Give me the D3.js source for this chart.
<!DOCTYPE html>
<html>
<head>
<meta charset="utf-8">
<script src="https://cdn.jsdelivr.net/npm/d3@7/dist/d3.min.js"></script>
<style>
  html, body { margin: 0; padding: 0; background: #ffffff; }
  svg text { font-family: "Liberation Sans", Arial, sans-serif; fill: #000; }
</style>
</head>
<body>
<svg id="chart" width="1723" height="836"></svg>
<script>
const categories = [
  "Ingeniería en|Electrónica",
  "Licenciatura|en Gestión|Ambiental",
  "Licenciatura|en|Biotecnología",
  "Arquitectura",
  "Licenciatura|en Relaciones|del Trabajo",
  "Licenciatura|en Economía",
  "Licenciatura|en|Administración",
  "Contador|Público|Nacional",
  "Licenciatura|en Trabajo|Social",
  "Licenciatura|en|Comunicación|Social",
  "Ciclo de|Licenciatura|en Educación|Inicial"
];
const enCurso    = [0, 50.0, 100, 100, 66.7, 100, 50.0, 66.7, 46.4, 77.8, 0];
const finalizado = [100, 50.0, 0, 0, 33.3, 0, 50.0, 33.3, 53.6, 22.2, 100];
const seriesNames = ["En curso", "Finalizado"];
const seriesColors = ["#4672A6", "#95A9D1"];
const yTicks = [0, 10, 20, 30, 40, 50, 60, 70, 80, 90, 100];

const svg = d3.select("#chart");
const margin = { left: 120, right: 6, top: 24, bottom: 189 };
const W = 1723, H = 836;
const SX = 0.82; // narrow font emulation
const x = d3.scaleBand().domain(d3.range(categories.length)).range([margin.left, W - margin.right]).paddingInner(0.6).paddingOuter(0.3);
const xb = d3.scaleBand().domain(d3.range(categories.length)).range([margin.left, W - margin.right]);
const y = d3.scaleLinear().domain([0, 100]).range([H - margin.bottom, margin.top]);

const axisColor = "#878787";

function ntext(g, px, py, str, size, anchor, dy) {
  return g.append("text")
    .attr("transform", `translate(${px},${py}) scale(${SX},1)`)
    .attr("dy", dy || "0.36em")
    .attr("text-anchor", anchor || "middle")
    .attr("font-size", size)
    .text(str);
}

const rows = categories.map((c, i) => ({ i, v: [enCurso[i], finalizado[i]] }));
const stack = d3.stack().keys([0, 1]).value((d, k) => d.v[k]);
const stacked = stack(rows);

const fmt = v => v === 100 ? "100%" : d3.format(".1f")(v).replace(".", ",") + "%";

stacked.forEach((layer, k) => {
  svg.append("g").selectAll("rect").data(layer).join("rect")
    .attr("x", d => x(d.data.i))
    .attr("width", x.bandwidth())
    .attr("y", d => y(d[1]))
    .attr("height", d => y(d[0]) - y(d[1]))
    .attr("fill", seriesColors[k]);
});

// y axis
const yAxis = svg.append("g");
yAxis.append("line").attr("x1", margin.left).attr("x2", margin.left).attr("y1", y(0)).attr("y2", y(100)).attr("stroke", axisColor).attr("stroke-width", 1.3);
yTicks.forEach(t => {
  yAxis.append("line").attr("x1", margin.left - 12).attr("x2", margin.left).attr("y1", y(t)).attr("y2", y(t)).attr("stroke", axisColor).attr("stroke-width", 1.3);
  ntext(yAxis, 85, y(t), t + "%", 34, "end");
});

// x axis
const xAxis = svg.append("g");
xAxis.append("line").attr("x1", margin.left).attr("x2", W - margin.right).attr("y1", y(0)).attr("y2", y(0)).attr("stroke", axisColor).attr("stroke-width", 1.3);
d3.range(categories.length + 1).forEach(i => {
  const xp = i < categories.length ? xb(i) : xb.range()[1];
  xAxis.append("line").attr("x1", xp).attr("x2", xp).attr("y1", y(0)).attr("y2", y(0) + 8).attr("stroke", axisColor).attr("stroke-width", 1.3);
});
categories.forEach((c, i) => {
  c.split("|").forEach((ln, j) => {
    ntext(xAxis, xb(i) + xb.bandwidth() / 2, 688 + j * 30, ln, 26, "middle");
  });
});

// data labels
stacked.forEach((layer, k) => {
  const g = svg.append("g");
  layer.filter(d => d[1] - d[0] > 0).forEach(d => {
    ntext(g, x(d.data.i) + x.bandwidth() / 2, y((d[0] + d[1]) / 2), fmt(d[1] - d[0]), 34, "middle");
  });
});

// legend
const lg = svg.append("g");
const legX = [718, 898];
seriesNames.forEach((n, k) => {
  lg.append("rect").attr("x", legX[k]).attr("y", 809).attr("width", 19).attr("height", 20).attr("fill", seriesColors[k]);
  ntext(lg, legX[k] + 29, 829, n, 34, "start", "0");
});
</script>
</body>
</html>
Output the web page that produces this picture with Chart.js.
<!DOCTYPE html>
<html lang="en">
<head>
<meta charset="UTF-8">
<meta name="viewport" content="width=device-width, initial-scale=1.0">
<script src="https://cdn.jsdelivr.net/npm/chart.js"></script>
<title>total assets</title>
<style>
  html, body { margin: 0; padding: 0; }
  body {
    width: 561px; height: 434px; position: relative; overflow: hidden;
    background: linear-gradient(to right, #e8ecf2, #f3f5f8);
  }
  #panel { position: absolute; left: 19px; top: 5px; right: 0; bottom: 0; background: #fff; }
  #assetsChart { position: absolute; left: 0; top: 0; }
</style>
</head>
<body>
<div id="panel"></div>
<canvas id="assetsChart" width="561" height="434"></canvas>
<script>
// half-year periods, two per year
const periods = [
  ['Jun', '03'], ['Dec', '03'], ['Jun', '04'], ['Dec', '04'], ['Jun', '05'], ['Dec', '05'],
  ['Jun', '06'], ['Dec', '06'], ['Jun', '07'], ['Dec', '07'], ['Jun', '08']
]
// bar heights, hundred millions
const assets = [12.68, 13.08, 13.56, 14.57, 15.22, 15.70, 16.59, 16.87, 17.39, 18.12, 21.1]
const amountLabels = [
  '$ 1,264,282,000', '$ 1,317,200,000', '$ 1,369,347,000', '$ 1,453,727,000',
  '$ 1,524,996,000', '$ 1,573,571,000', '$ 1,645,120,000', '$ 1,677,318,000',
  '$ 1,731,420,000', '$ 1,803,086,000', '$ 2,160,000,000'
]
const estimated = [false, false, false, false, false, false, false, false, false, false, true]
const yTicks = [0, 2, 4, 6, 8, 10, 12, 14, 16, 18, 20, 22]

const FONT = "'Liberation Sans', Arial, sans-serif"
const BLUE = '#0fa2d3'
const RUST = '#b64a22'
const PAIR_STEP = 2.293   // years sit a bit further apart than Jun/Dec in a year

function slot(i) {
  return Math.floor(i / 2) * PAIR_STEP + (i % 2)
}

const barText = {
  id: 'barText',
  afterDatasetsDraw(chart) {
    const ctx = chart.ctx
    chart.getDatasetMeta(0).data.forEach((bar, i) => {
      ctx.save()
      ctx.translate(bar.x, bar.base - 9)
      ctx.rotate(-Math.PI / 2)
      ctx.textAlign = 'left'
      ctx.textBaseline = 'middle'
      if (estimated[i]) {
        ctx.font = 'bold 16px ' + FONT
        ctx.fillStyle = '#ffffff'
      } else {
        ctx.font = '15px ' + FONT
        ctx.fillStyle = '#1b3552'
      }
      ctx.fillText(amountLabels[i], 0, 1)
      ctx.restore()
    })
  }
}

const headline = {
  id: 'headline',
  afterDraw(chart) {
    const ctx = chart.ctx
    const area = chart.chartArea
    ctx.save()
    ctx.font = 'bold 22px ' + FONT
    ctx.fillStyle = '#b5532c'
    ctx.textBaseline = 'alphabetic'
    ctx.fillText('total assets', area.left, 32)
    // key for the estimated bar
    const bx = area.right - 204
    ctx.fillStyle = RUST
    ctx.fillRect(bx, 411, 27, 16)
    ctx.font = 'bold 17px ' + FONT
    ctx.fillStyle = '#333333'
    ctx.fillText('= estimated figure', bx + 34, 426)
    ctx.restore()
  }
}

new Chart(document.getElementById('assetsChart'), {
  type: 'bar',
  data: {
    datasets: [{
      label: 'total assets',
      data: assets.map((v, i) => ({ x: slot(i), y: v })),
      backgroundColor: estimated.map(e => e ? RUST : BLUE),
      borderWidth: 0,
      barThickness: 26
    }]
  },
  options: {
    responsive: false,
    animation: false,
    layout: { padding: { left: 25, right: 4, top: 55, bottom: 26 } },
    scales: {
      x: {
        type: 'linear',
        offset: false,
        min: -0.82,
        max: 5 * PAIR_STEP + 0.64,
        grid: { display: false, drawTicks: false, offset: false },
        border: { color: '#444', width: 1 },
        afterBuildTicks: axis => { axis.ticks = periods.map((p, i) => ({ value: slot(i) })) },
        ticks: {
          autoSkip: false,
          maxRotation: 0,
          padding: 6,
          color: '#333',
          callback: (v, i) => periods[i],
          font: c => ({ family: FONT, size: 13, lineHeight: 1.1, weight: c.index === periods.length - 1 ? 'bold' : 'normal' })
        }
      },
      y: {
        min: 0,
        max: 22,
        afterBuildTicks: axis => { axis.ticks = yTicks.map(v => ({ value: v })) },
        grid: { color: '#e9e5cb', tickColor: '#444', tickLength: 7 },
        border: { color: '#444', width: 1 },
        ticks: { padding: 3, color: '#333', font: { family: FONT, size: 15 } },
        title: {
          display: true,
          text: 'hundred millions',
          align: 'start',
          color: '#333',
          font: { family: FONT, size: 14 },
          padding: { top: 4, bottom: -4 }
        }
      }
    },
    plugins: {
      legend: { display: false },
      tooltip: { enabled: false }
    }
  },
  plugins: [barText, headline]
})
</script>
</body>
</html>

- THE REQUEST -
Scan the lines above for "this", then copy every one that has it.

- COMPLETE ANSWER -
Give me the D3.js source for this chart.
Output the web page that produces this picture with Chart.js.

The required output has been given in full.